En principe, dès sa réception, le banquier doit encaisser le chèque qu’il reçoit et procéder au transfert des sommes sur le compte du bénéficiaire (déposant).


Cependant, les banquiers sont tenus au respect de plusieurs obligations de vérifications des chèques qui leur sont remis à l'encaissement.

D’une part, l’article L.131-38 du Code monétaire et financier prévoit que le banquier (tiré) qui paye un chèque est obligé de vérifier que le chèque a bien été signé au dos par son bénéficiaire.

Cette vérification se limite à une simple vérification de l'existence de la signature du bénéficiaire.

De ce fait, le banquier n’est pas tenu de vérifier que la signature correspond exactement à celle du bénéficiaire.

C’est donc logiquement que, le 17 septembre 2013, la Cour de cassation a censuré un arrêt de la Cour d’appel de Basse-Terre, au motif que :

​« la banque tirée est tenue de vérifier, le cas échéant, la régularité de la suite des ​endossements mais non la signature des endosseurs (…) » (Cour de cassation, ​Chambre commerciale du 17 septembre 2013, pourvoi n°12-18202 12-20198)


D’autre part, le banquier du bénéficiaire (banque présentatrice) est tenu de vérifier les anomalies apparentes des chèques.

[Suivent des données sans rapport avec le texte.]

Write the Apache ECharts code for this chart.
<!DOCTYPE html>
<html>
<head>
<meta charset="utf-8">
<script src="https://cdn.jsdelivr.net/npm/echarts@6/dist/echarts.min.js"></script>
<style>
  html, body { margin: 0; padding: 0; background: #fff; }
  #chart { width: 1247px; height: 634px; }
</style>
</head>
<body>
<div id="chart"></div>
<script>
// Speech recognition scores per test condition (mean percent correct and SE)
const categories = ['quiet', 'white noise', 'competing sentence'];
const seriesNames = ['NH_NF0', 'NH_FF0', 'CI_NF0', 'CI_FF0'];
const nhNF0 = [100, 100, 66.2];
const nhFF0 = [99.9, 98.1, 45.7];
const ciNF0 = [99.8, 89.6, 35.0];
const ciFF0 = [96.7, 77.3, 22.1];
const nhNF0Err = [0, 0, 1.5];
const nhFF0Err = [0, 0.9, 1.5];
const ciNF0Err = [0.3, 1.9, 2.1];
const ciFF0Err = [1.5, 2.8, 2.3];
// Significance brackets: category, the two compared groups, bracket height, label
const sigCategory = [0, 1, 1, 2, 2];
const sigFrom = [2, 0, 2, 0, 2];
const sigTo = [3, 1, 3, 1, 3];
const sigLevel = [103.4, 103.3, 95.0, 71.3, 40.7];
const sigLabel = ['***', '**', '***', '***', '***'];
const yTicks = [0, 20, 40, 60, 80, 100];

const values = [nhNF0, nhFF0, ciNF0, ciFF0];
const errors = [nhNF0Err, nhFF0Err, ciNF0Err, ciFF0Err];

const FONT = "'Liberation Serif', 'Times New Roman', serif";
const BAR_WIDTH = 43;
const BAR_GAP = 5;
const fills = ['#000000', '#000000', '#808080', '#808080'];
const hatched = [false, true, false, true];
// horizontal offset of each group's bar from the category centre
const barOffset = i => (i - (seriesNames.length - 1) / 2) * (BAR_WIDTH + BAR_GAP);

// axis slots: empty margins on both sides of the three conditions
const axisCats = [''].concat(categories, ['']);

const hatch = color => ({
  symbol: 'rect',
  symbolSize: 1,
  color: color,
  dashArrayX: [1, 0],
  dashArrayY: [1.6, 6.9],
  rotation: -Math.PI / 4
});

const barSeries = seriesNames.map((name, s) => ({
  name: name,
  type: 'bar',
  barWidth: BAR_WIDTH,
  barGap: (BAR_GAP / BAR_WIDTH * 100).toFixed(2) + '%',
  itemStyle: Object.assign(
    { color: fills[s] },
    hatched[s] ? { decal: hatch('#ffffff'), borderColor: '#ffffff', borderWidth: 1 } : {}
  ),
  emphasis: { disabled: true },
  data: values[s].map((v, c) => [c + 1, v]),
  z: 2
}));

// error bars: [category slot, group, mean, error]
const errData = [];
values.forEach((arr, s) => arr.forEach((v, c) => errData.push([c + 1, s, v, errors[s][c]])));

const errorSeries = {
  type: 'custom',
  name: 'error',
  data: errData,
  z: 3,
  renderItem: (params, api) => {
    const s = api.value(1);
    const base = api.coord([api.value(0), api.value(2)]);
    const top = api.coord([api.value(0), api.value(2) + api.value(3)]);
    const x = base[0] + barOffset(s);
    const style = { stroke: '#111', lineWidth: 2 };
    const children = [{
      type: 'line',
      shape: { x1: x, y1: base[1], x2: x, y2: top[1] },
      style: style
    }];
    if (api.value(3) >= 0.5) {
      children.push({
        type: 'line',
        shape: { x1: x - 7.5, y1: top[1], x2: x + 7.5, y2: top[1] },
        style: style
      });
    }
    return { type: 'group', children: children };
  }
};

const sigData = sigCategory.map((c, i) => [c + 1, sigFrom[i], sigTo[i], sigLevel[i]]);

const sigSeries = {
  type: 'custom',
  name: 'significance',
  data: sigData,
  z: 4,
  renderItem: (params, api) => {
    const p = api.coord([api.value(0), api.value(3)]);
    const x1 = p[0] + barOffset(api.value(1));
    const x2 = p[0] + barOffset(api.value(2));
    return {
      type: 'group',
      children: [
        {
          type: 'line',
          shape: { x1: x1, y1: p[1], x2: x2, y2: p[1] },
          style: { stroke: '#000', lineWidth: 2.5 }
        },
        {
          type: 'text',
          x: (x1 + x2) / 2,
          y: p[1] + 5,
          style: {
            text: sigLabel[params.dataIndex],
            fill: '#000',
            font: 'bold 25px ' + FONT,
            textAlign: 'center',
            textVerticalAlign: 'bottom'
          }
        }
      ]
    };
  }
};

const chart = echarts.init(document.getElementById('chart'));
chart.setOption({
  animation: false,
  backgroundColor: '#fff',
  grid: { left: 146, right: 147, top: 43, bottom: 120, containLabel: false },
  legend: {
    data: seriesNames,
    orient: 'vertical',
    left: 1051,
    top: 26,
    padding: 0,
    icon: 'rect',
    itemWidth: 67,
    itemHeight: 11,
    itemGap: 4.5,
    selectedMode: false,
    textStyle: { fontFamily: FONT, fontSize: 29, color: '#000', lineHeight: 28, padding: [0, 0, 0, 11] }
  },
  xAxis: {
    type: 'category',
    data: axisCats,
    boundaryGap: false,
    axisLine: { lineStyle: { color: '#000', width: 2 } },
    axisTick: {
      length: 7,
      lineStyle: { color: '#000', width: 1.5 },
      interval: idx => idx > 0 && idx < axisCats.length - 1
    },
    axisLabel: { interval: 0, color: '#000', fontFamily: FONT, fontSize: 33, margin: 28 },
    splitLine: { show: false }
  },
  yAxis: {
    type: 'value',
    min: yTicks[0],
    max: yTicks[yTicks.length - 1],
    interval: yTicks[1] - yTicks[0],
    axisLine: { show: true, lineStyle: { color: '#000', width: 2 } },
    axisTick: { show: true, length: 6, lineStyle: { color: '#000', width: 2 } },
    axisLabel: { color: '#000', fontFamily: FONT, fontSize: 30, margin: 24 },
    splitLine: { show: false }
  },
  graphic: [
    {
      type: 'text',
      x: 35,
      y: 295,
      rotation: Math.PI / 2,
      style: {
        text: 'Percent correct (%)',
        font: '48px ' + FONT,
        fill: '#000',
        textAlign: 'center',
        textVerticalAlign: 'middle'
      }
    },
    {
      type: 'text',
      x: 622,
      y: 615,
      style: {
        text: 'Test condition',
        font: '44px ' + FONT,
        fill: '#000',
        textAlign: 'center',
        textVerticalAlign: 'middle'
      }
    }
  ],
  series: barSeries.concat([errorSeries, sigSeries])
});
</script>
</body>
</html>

En effet, le banquier doit procéder aux vérifications d’usages rendues obligatoire par sa qualité de mandataire.

La jurisprudence définit l’anomalie apparente comme « l’anomalie qui ne doit pas échapper à la vigilance naturelle dont le banquier doit faire preuve ».

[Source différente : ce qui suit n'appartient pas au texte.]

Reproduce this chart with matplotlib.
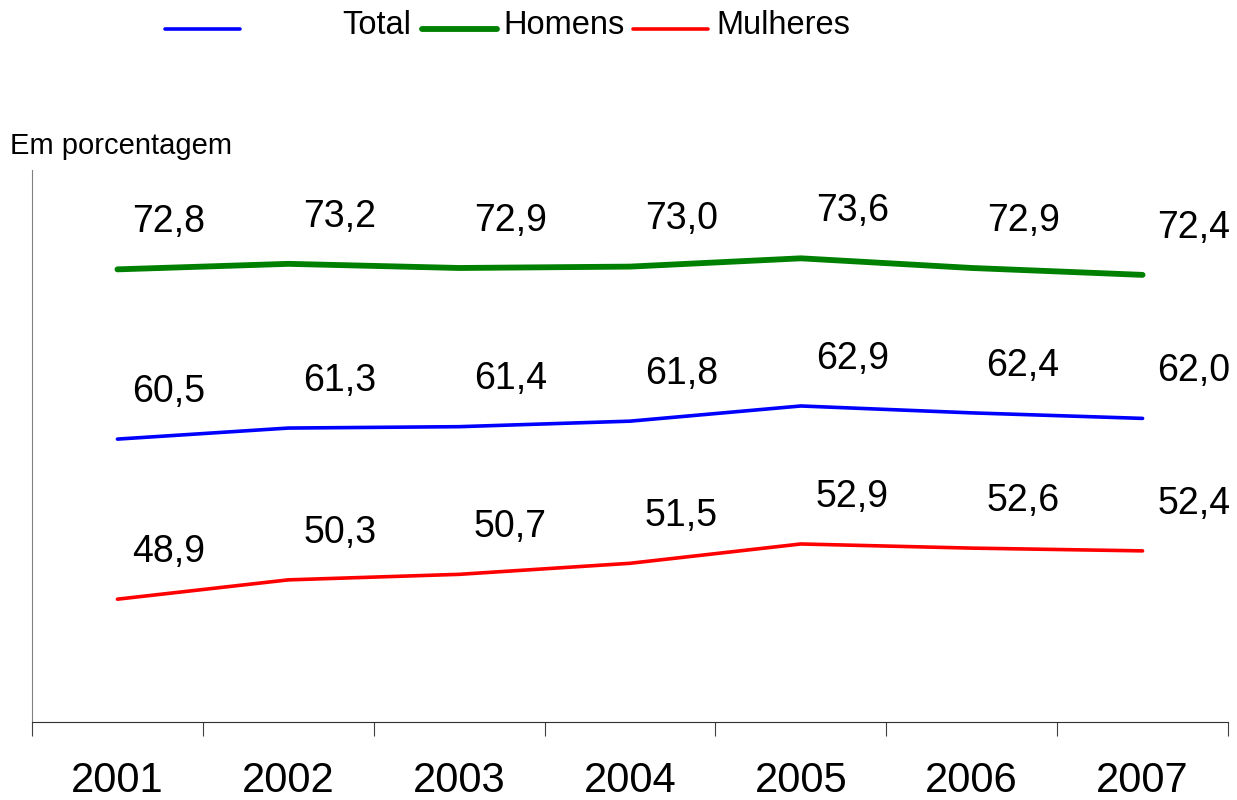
import numpy as np
import matplotlib
matplotlib.use('Agg')
import matplotlib.pyplot as plt
from matplotlib.lines import Line2D

plt.rcParams['font.family'] = ['Liberation Sans', 'DejaVu Sans']

anos = ['2001', '2002', '2003', '2004', '2005', '2006', '2007']
total = [60.5, 61.3, 61.4, 61.8, 62.9, 62.4, 62.0]
homens = [72.8, 73.2, 72.9, 73.0, 73.6, 72.9, 72.4]
mulheres = [48.9, 50.3, 50.7, 51.5, 52.9, 52.6, 52.4]

fig = plt.figure(figsize=(12.37, 8), dpi=100)
ax = fig.add_axes([32 / 1237, 1 - 722 / 800, (1228 - 32) / 1237, (722 - 170) / 800])

x = np.arange(len(anos))
ax.plot(x, homens, color='#008000', lw=4.2, solid_capstyle='round')
ax.plot(x, total, color='#0000ff', lw=2.6, solid_capstyle='round')
ax.plot(x, mulheres, color='#ff0000', lw=2.6, solid_capstyle='round')

# rótulos de dados
for serie in (homens, total, mulheres):
    for i, v in enumerate(serie):
        ax.annotate('{:.1f}'.format(v).replace('.', ','), (x[i], v),
                    xytext=(37, 34), textcoords='offset points',
                    ha='center', va='center', fontsize=27)

ax.set_xlim(-0.5, len(anos) - 0.5)
ax.set_ylim(40, 80)
ax.set_yticks([])
ax.set_xticks(np.arange(-0.5, len(anos), 1.0))
ax.set_xticklabels([])
ax.set_xticks(x, minor=True)
ax.set_xticklabels(anos, minor=True, fontsize=30)
ax.tick_params(axis='x', which='major', length=10, width=0.8, color='#404040', direction='out')
ax.tick_params(axis='x', which='minor', length=0, pad=28)
for s in ('top', 'right'):
    ax.spines[s].set_visible(False)
ax.spines['left'].set_color('#808080')
ax.spines['bottom'].set_color('#303030')

fig.text(10 / 1237, 1 - 146 / 800, 'Em porcentagem', fontsize=21, va='center', ha='left')

# legenda
leg = [(165, 240, '#0000ff', 2.6, 'Total', 342),
       (422, 497, '#008000', 4.2, 'Homens', 503),
       (633, 708, '#ff0000', 2.6, 'Mulheres', 716)]
for x0, x1, cor, lw, nome, tx in leg:
    fig.add_artist(Line2D([x0 / 1237, x1 / 1237], [1 - 29 / 800, 1 - 29 / 800],
                          color=cor, lw=lw, solid_capstyle='round'))
    fig.text(tx / 1237, 1 - 25 / 800, nome, fontsize=23.5,
             va='center', ha='left')

fig.savefig('out.png', dpi=100)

Il est ainsi possible de distinguer deux catégories d’anomalies :

​- les anomalies matérielles qui viennent affecter le chèque lui-même (absence de ​signature de celui qui émet le chèque, erreur sur le nom de la personne bénéficiaire, ​défaut d’indication de la date et du lieu du paiement)

​- les anomalies intellectuelles qui résultent d’une analyse du banquier de facteurs ​intellectuels (multiplication de chèques, montant anormalement élevé par rapport aux ​chèques habituels du débiteur)

Si le banquier encaisse le chèque alors que ce dernier présente une anomalie matérielle, la banque engagera automatiquement sa responsabilité.

L'anomalie intellectuelle présente un caractère subjectif que les juges devront apprécier au cas par cas pour éventuellement sanctionner ou non la banque.

Enfin, il est important de préciser qu’en cas de refus d’encaisser un chèque pour l’une des anomalies susvisées, le banquier est tenu d’en informer auparavant le dépositaire, à défaut de quoi il engagera sa responsabilité.

C’est ce qu’a jugé la Cour de cassation dans un arrêt du 14 juin 2016 en considérant que :

​« Le préjudice du dépositaire (…) consiste en la perte de la chance, pour le titulaire ​du compte, d'approvisionner celui-ci pour couvrir les chèques émis et échapper aux ​conséquences qui résultent du refus de paiement du chèque » (Cour de cassation, Chambre commerciale du 14 juin 2016, pourvoi n°14-19742)

Les juges ont considéré qu’en l’absence d’information, le dépositaire risque de ne pas régulariser sa situation bancaire et encourt de graves sanctions (pénalités, frais, signalement auprès de la Banque de France, inscription au Fichier Central des Chèques).